1968 British film by Pete Walker

The Big Switch (also known as Strip Poker) is a 1968 British crime film directed, written and produced by Pete Walker and starring Sebastian Breaks, Virginia Wetherell and Jack Allen.

==Plot==
Playboy John Carter is implicated in the murder of a woman from a discotheque and is forced by gangsters into posing for pornographic photographs.

==Cast==
- Sebastian Breaks as John Carter
- Virginia Wetherell as Karen
- Jack Allen as Hornsby-Smith
- Derek Aylward as Karl Mendez
- Erika Raffael as Samantha
- Douglas Blackwell as Bruno Miglio
- Julie Shaw as Cathy
- Jane Howard as Jane
- Roy Sone as Al
- Nicholas Hawtrey as Gerry
- Brian Weske as Mike
- Gilly Grant as Sally
- Desmond Cullum-Jones as Chief Inspector
- Tracey Yorke as 1st stripper
- Lena Ellis as 2nd stripper

==Production==
The film was shot on location in Brighton.

==Critical reception==
The Monthly Film Bulletin said "The emphasis in this irrelevantly titled farrago soon shifts from sex to violence, with the titillatory promise of the opening scenes unfulfilled by the conventional and unconvincing thriller that follows.
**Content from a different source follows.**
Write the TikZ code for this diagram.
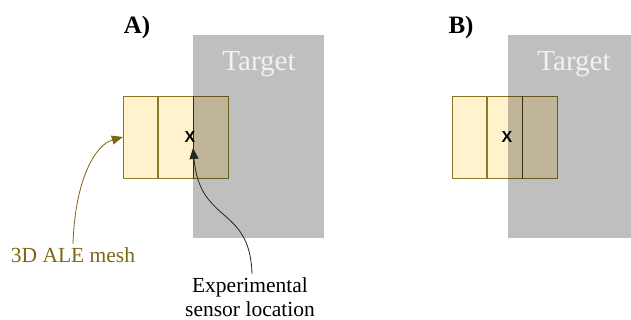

Still, the deserted ghost train on Brighton Pier makes an effective background for the climactic chase in the snow, and the Soho sequences have a realistically seedy atmosphere."

David McGillivray wrote in Doing Rude Things: "Strip Poker, written between 7pm one night and 2am the following morning, is a crude gangster melodrama with bursts of unappetising nudity. The strip poker of the title is only in the foreign version, The Big Switch."